TASK TO CARRY OUT:
Going through the material below, please gather all lines with the word "this" in them.

(Dataset rows)
»»
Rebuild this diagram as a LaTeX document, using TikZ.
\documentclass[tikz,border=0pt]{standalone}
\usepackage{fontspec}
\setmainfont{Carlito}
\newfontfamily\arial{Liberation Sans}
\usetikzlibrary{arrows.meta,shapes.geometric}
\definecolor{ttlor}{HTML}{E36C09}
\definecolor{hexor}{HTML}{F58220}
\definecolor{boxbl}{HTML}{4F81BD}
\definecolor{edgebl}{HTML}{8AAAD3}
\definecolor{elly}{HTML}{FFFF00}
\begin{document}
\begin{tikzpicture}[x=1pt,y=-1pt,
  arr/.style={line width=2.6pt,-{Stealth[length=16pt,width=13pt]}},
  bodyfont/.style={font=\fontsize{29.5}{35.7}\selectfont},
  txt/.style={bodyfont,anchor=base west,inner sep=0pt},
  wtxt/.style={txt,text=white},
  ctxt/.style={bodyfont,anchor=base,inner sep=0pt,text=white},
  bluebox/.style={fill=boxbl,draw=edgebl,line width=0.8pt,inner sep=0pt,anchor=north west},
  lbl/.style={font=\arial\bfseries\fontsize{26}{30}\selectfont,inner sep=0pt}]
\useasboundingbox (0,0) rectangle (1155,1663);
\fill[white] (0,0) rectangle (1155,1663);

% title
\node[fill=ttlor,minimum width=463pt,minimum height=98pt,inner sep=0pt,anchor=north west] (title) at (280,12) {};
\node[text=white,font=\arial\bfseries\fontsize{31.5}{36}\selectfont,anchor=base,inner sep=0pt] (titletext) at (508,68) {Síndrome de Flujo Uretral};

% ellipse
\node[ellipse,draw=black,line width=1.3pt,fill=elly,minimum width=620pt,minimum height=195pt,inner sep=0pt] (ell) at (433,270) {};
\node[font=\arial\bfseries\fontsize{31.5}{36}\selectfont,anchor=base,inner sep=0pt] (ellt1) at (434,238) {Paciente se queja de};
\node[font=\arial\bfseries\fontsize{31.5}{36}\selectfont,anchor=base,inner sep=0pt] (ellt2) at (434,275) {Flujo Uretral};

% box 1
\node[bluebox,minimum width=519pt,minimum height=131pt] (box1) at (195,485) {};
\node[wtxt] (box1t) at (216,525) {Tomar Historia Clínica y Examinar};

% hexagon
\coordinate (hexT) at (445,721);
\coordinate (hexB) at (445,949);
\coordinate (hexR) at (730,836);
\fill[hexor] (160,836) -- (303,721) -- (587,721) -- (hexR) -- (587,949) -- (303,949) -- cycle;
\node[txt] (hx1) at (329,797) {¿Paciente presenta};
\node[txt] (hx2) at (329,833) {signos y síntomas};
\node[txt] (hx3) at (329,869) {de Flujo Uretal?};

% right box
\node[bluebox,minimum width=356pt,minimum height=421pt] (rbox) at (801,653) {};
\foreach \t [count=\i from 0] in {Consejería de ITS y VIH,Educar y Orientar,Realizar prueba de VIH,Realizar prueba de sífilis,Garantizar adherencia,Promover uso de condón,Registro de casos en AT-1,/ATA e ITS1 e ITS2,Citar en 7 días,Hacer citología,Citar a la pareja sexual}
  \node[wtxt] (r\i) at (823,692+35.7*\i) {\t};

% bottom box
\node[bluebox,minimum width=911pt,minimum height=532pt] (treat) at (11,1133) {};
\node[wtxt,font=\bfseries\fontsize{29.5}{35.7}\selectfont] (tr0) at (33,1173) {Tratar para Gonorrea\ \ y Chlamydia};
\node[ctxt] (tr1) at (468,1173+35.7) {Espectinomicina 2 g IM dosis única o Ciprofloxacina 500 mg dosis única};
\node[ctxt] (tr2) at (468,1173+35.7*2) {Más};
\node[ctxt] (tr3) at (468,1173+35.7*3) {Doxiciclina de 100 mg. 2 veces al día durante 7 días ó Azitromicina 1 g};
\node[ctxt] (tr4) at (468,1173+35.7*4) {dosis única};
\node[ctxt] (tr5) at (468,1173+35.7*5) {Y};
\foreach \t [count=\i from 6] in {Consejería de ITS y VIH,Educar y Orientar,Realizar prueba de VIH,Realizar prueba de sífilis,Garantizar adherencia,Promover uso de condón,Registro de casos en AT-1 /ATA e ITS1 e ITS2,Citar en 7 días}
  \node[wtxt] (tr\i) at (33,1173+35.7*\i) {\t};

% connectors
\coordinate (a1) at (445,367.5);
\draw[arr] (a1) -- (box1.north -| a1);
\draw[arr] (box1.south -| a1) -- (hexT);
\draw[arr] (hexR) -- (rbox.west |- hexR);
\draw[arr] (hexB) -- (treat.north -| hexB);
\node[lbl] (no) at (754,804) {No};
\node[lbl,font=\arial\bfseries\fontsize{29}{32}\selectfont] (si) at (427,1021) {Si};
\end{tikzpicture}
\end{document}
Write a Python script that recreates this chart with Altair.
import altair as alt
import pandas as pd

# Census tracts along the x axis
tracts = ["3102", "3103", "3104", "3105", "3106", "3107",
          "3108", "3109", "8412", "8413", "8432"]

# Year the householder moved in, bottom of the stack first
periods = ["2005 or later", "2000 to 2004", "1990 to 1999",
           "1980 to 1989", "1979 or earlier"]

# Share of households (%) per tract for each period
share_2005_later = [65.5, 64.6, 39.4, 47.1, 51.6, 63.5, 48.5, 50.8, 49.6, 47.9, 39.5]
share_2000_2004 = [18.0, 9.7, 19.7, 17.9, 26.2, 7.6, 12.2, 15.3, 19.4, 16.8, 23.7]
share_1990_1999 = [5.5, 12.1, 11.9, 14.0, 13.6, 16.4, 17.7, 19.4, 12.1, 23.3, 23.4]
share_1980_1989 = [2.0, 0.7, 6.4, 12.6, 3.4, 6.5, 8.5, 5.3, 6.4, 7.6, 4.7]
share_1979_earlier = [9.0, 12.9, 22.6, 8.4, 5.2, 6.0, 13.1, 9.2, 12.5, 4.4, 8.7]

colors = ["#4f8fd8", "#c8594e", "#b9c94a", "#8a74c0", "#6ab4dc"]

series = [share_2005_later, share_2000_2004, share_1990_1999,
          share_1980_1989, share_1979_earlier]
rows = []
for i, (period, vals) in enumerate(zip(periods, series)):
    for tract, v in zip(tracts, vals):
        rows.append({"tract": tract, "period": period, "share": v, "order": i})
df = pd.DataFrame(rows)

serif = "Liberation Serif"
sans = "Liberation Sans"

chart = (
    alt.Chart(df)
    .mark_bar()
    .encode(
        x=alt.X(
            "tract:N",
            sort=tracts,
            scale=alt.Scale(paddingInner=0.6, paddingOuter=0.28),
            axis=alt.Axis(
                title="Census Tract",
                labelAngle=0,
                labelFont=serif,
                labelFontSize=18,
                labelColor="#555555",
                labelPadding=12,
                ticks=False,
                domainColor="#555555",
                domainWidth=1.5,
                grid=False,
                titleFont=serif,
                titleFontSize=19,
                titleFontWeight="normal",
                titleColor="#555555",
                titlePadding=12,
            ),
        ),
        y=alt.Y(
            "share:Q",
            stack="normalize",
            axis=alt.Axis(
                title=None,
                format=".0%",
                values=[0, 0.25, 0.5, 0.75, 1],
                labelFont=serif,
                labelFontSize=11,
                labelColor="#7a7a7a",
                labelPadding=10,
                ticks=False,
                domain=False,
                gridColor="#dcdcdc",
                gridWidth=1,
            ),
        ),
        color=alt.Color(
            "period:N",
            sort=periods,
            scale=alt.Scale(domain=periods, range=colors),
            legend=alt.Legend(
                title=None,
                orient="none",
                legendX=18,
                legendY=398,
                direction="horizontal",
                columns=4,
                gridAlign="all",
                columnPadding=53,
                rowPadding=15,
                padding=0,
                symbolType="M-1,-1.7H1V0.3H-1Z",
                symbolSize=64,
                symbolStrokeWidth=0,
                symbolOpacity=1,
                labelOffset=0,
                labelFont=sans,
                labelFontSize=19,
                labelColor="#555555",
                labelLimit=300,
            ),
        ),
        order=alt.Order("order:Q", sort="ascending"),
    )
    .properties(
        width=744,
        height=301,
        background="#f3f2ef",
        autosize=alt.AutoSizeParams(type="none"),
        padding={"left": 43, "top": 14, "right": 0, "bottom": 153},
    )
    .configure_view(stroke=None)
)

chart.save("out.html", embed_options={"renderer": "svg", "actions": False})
««
TASK ANSWER:
Rebuild this diagram as a LaTeX document, using TikZ.
Write a Python script that recreates this chart with Altair.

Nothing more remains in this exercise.